▶ Stored rows
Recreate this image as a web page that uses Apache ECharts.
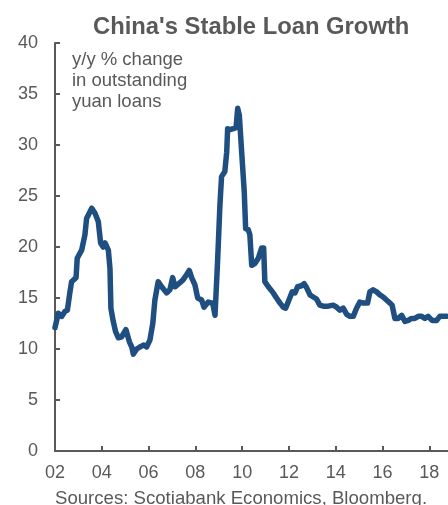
<!DOCTYPE html>
<html>
<head>
<meta charset="utf-8">
<script src="https://cdn.jsdelivr.net/npm/echarts@6/dist/echarts.min.js"></script>
<style>
html,body{margin:0;padding:0;background:#fff;}
#chart{width:448px;height:505px;}
</style>
</head>
<body>
<div id="chart"></div>
<script>
// Decimal year of each traced point
var years = [
  2002.00, 2002.07, 2002.14, 2002.29, 2002.43, 2002.53, 2002.64, 2002.71, 2002.90, 2002.95,
  2003.14, 2003.28, 2003.35, 2003.57, 2003.71, 2003.85, 2003.95, 2004.06, 2004.14, 2004.28,
  2004.35, 2004.39, 2004.49, 2004.59, 2004.71, 2004.85, 2005.03, 2005.18, 2005.28, 2005.35,
  2005.49, 2005.63, 2005.80, 2005.92, 2006.06, 2006.18, 2006.27, 2006.41, 2006.56, 2006.77,
  2006.91, 2007.03, 2007.13, 2007.34, 2007.48, 2007.63, 2007.74, 2007.84, 2007.98, 2008.10,
  2008.27, 2008.37, 2008.55, 2008.74, 2008.84, 2008.95, 2009.05, 2009.12, 2009.26, 2009.34,
  2009.38, 2009.48, 2009.62, 2009.74, 2009.81, 2009.88, 2009.98, 2010.09, 2010.15, 2010.26,
  2010.33, 2010.41, 2010.55, 2010.69, 2010.83, 2010.92, 2010.97, 2011.12, 2011.33, 2011.47,
  2011.62, 2011.76, 2011.86, 2012.00, 2012.14, 2012.26, 2012.37, 2012.54, 2012.65, 2012.76,
  2012.90, 2013.04, 2013.18, 2013.32, 2013.47, 2013.68, 2013.89, 2014.04, 2014.18, 2014.32,
  2014.47, 2014.61, 2014.75, 2014.89, 2015.03, 2015.18, 2015.36, 2015.46, 2015.60, 2015.75,
  2015.89, 2016.03, 2016.17, 2016.32, 2016.41, 2016.53, 2016.67, 2016.82, 2016.96, 2017.10,
  2017.24, 2017.38, 2017.53, 2017.67, 2017.81, 2017.95, 2018.12, 2018.31, 2018.45, 2018.59,
  2018.74
];
// y/y % change in outstanding yuan loans
var loanGrowth = [
  12.1, 12.2, 13.5, 13.2, 13.7, 13.8, 15.6, 16.6, 17.0, 18.9,
  19.7, 21.2, 22.8, 23.8, 23.3, 22.5, 20.4, 20.0, 20.4, 19.7,
  17.9, 14.0, 12.7, 11.7, 11.1, 11.2, 11.9, 10.7, 10.2, 9.5,
  10.0, 10.2, 10.4, 10.2, 10.9, 12.5, 14.8, 16.6, 16.1, 15.5,
  15.8, 17.0, 16.1, 16.5, 16.8, 17.3, 17.7, 17.0, 16.3, 15.0,
  14.8, 14.1, 14.6, 14.5, 13.3, 18.6, 24.1, 26.9, 27.4, 29.3,
  31.6, 31.5, 31.6, 31.7, 33.6, 32.9, 29.3, 25.4, 21.8, 21.7,
  21.2, 18.2, 18.4, 18.9, 19.9, 19.9, 16.6, 16.1, 15.5, 15.0,
  14.5, 14.1, 14.0, 14.8, 15.6, 15.5, 16.1, 16.2, 16.4, 16.0,
  15.3, 15.1, 14.9, 14.3, 14.2, 14.2, 14.3, 14.1, 13.8, 14.0,
  13.4, 13.2, 13.2, 14.0, 14.6, 14.5, 14.5, 15.6, 15.8, 15.6,
  15.3, 15.1, 14.8, 14.5, 14.3, 13.0, 13.0, 13.3, 12.7, 12.8,
  13.0, 13.0, 13.2, 13.2, 13.0, 13.2, 12.8, 12.8, 13.2, 13.2,
  13.2
];
var xTickYears = [2002, 2004, 2006, 2008, 2010, 2012, 2014, 2016, 2018];
var yTicks = [0, 5, 10, 15, 20, 25, 30, 35, 40];

var chart = echarts.init(document.getElementById('chart'), null, {renderer: 'canvas'});
var lineData = years.map(function (y, i) { return [y, loanGrowth[i]]; });
var axisGray = '#595959';
var font = 'Arial, "Liberation Sans", sans-serif';

chart.setOption({
  animation: false,
  backgroundColor: '#ffffff',
  title: {
    text: "China's Stable Loan Growth",
    left: 88,
    top: 10,
    textStyle: {fontFamily: font, fontSize: 23.8, fontWeight: 'bold', color: axisGray}
  },
  grid: {left: 55, right: 0, top: 43, bottom: 54, containLabel: false},
  xAxis: {
    type: 'value',
    min: 2002,
    max: 2018.8,
    axisLine: {show: true, onZero: false, lineStyle: {color: axisGray, width: 2}},
    axisTick: {show: true, inside: true, length: 5, customValues: xTickYears, lineStyle: {color: axisGray, width: 2}},
    axisLabel: {
      customValues: xTickYears,
      margin: 13,
      fontFamily: font, fontSize: 18, color: axisGray,
      formatter: function (v) { return String(Math.round(v) % 100).padStart(2, '0'); }
    },
    splitLine: {show: false}
  },
  yAxis: {
    type: 'value',
    min: 0,
    max: 40,
    interval: 5,
    axisLine: {show: true, lineStyle: {color: axisGray, width: 2}},
    axisTick: {show: true, inside: true, length: 5, lineStyle: {color: axisGray, width: 2}},
    axisLabel: {
      margin: 17,
      fontFamily: font, fontSize: 18, color: axisGray,
      formatter: function (v) { return yTicks.indexOf(v) >= 0 ? String(v) : ''; }
    },
    splitLine: {show: false}
  },
  graphic: [
    {
      type: 'text',
      left: 72,
      top: 49,
      style: {
        text: 'y/y % change\nin outstanding\nyuan loans',
        font: '18.5px ' + font,
        lineHeight: 21,
        fill: axisGray
      }
    },
    {
      type: 'text',
      left: 55,
      top: 489,
      style: {
        text: 'Sources: Scotiabank Economics, Bloomberg.',
        font: '18.6px ' + font,
        fill: axisGray
      }
    }
  ],
  series: [{
    type: 'line',
    data: lineData,
    showSymbol: false,
    symbol: 'none',
    smooth: false,
    lineStyle: {color: '#1F4E80', width: 5.5, join: 'round', cap: 'round'}
  }]
});
</script>
</body>
</html>
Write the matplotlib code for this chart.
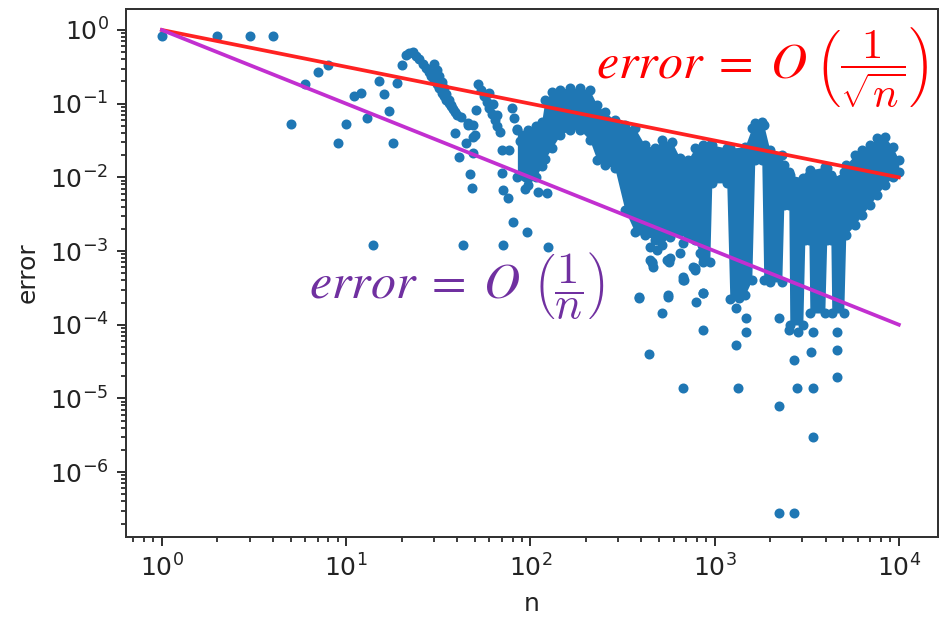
import numpy as np
import matplotlib
matplotlib.use('Agg')
import matplotlib.pyplot as plt
from matplotlib.ticker import LogLocator, NullFormatter

# ---- sparse / individually visible points (n, error) ----
pts_n = [1, 2, 3, 4, 5, 6, 7, 8, 9, 10, 11, 12, 13, 14, 15, 16, 17, 18, 19,
         20, 21, 22, 23,
         24, 25, 26, 27, 28, 29, 30, 31, 32, 33, 34, 35, 36, 37, 38, 39, 40,
         30, 31, 32, 33, 34, 35, 36, 37,
         39, 41, 46, 45, 50, 47, 48, 49, 51, 43, 42, 49, 49, 46,
         52, 54, 56, 58, 60, 62, 64, 66, 68, 60, 63, 66,
         79, 82, 85, 88, 91, 117, 125, 135, 147, 158,
         70, 71, 76, 80, 96, 71, 124, 94, 110, 123, 70, 77,
         389, 438, 517, 560, 673, 680, 780, 790, 860, 870, 1340, 1310, 1310, 1360,
         460, 565, 1490, 1490, 2250, 2250, 2700, 2800, 2250, 2700, 3400, 3350,
         3440, 3440, 4640, 4640, 4640, 2550, 2830,
         392, 445, 485, 550, 445, 570, 650, 765, 830, 675,
         803, 672, 570, 457, 464, 780, 672, 865, 391, 560, 865, 615]
pts_err = [0.832, 0.832, 0.832, 0.832, 0.0537, 0.186, 0.269, 0.339, 0.0295, 0.0537,
           0.126, 0.138, 0.0631, 0.0012, 0.2, 0.135, 0.0794, 0.0295, 0.19,
           0.339, 0.457, 0.49, 0.5,
           0.447, 0.398, 0.347, 0.309, 0.269, 0.24, 0.209, 0.186, 0.162, 0.141, 0.126,
           0.112, 0.102, 0.093, 0.085, 0.078, 0.071,
           0.347, 0.288, 0.24, 0.195, 0.162, 0.135, 0.112, 0.0955,
           0.0398, 0.0191, 0.0513, 0.0288, 0.0372, 0.0112, 0.00708, 0.0214, 0.0813,
           0.0012, 0.066, 0.0355, 0.0513, 0.055,
           0.186, 0.155, 0.126, 0.105, 0.087, 0.0724, 0.0603, 0.0501, 0.0417,
           0.141, 0.1, 0.0708,
           0.087, 0.063, 0.0457, 0.0316, 0.0224, 0.0174, 0.0316, 0.06, 0.105, 0.138,
           0.0115, 0.00676, 0.00525, 0.00245, 0.00182, 0.0012, 0.00112, 0.00692,
           0.00631, 0.00617, 0.0234, 0.0234,
           2.29e-4, 3.98e-5, 1.45e-4, 2.4e-4, 1.38e-5, 4.07e-4, 5.5e-4, 2.04e-4,
           2.69e-4, 8.5e-5, 1.38e-5, 5.25e-5, 1.7e-4, 2.29e-4,
           6.9e-4, 7.1e-4, 1.23e-4, 7.9e-5, 1.23e-4, 7.9e-6, 3.3e-5, 1.38e-5,
           2.75e-7, 2.75e-7, 7.9e-5, 4.3e-5, 1.38e-5, 3.0e-6, 7.9e-5, 4.6e-5,
           1.95e-5, 8.5e-5, 7.9e-5,
           1.95e-3, 1.12e-3, 1.03e-3, 7.6e-4, 7.6e-4, 1.55e-3, 9.3e-4, 6.0e-4,
           9.3e-4, 4.5e-4,
           1.9e-3, 1.29e-3, 8.0e-4, 7.1e-4, 6.0e-4, 5.9e-4, 4.1e-4, 8.3e-4,
           2.4e-4, 2.5e-4, 2.7e-4, 1.3e-2]

# ---- dense region (thousands of overlapping points): upper / lower extent ----
band_n = [85, 97, 107, 115, 120, 131, 145, 164, 186, 210, 230, 254, 287, 326, 369,
          418, 474, 517, 587, 648, 716, 782, 863, 942, 966, 1164, 1210, 1459, 1592,
          1653, 1803, 1849, 1995, 2317, 2376, 2529, 2560, 3013, 3090, 3250, 3290,
          3966, 4064, 4276, 4327, 5026, 5155, 5770, 6296, 6962, 7600, 8400, 9270,
          10000]
band_hi = [0.0437, 0.0437, 0.05, 0.056, 0.112, 0.144, 0.153, 0.163, 0.163, 0.153,
           0.096, 0.077, 0.06, 0.0513, 0.0468, 0.0275, 0.025, 0.0321, 0.0302, 0.0183,
           0.0172, 0.025, 0.0275, 0.0275, 0.0275, 0.025, 0.025, 0.0258, 0.0468,
           0.0547, 0.0564, 0.0513, 0.0235, 0.0201, 0.0147, 0.0118, 0.0108, 0.0098,
           0.0092, 0.0107, 0.0126, 0.0138, 0.0134, 0.0107, 0.0098, 0.0118, 0.0147,
           0.0201, 0.0235, 0.0275, 0.0342, 0.0353, 0.0258, 0.0172]
band_lo = [0.01, 0.0079, 0.01, 0.0141, 0.0178, 0.0251, 0.0376, 0.044, 0.044, 0.0321,
           0.0172, 0.0147, 0.0134, 0.0036, 0.00181, 0.00165, 0.00141, 0.00121,
           0.00181, 0.00181, 0.00165, 0.00141, 0.00071, 0.00071, 0.0084, 0.0084,
           0.00022, 0.00025, 0.0004, 0.0172, 0.0172, 0.0004, 0.00038, 0.00038,
           0.0042, 0.0042, 9.9e-5, 9.9e-5, 0.00141, 0.00141, 0.000144, 0.000144,
           0.00141, 0.00141, 0.000144, 0.000144, 0.00165, 0.00225, 0.00308, 0.0042,
           0.00575, 0.0079, 0.0101, 0.0118]

# ---- reference slopes ----
ref_n = [1, 10000]
ref_sqrt = [1, 0.01]     # O(1/sqrt(n))
ref_inv = [1, 1e-4]      # O(1/n)

DPI = 180
fig = plt.figure(figsize=(940 / DPI, 617 / DPI), dpi=DPI)
ax = fig.add_axes([126 / 940, 1 - 537 / 617, (937.5 - 126) / 940, (537 - 9) / 617])

c0 = '#1f77b4'
ax.fill_between(band_n, band_lo, band_hi, color=c0, lw=0, zorder=2)
ax.plot(band_n, band_hi, '.', color=c0, ms=6, zorder=3)
ax.plot(band_n, band_lo, '.', color=c0, ms=6, zorder=3)
ax.plot(pts_n, pts_err, '.', color=c0, ms=6, zorder=3)
ax.plot(ref_n, ref_sqrt, color='#ff2222', lw=1.5, zorder=4)
ax.plot(ref_n, ref_inv, color='#c22fd0', lw=1.5, zorder=4)

ax.set_xscale('log')
ax.set_yscale('log')
ax.set_xlim(10 ** -0.195, 10 ** 4.21)
ax.set_ylim(10 ** -6.882, 10 ** 0.285)
ax.xaxis.set_major_locator(LogLocator(base=10, numticks=20))
ax.yaxis.set_major_locator(LogLocator(base=10, numticks=20))
ax.xaxis.set_minor_locator(LogLocator(base=10, subs=np.arange(2, 10), numticks=50))
ax.yaxis.set_minor_locator(LogLocator(base=10, subs=np.arange(2, 10), numticks=50))
ax.xaxis.set_minor_formatter(NullFormatter())
ax.yaxis.set_minor_formatter(NullFormatter())
ax.tick_params(colors='#333333', labelcolor='#222222')
for s in ax.spines.values():
    s.set_color('#333333')
ax.set_xlabel('n', color='#222222')
ax.set_ylabel('error', color='#222222')

red = '#ff0000'
purple = '#7030a0'
kw = dict(ha='left', va='center')
# red annotation: "error = O" + "(1/sqrt(n))"
fig.text(596 / 940, 1 - 64 / 617, r'$error\;=\;O$', color=red, fontsize=20,
         math_fontfamily='stix', **kw)
fig.text(815 / 940, 1 - 68 / 617, r'$\left(\dfrac{1}{\sqrt{n}}\right)$',
         color=red, fontsize=17, math_fontfamily='cm', **kw)
# purple annotation: "error = O" + "(1/n)"
fig.text(309 / 940, 1 - 283 / 617, r'$error\;=\;O$', color=purple, fontsize=20,
         math_fontfamily='stix', **kw)
fig.text(533 / 940, 1 - 286 / 617, r'$\left(\dfrac{1}{n}\right)$',
         color=purple, fontsize=18, math_fontfamily='cm', **kw)

fig.savefig('out.png', dpi=DPI)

▶ Goal of the exercise
Using the data above, extract exactly the lines from the one containing "Write the matplotlib code for this chart." through the one containing "from matplotlib.ticker import". Pictures are left out.

▶ Exercise answer
Write the matplotlib code for this chart.
import numpy as np
import matplotlib
matplotlib.use('Agg')
import matplotlib.pyplot as plt
from matplotlib.ticker import LogLocator, NullFormatter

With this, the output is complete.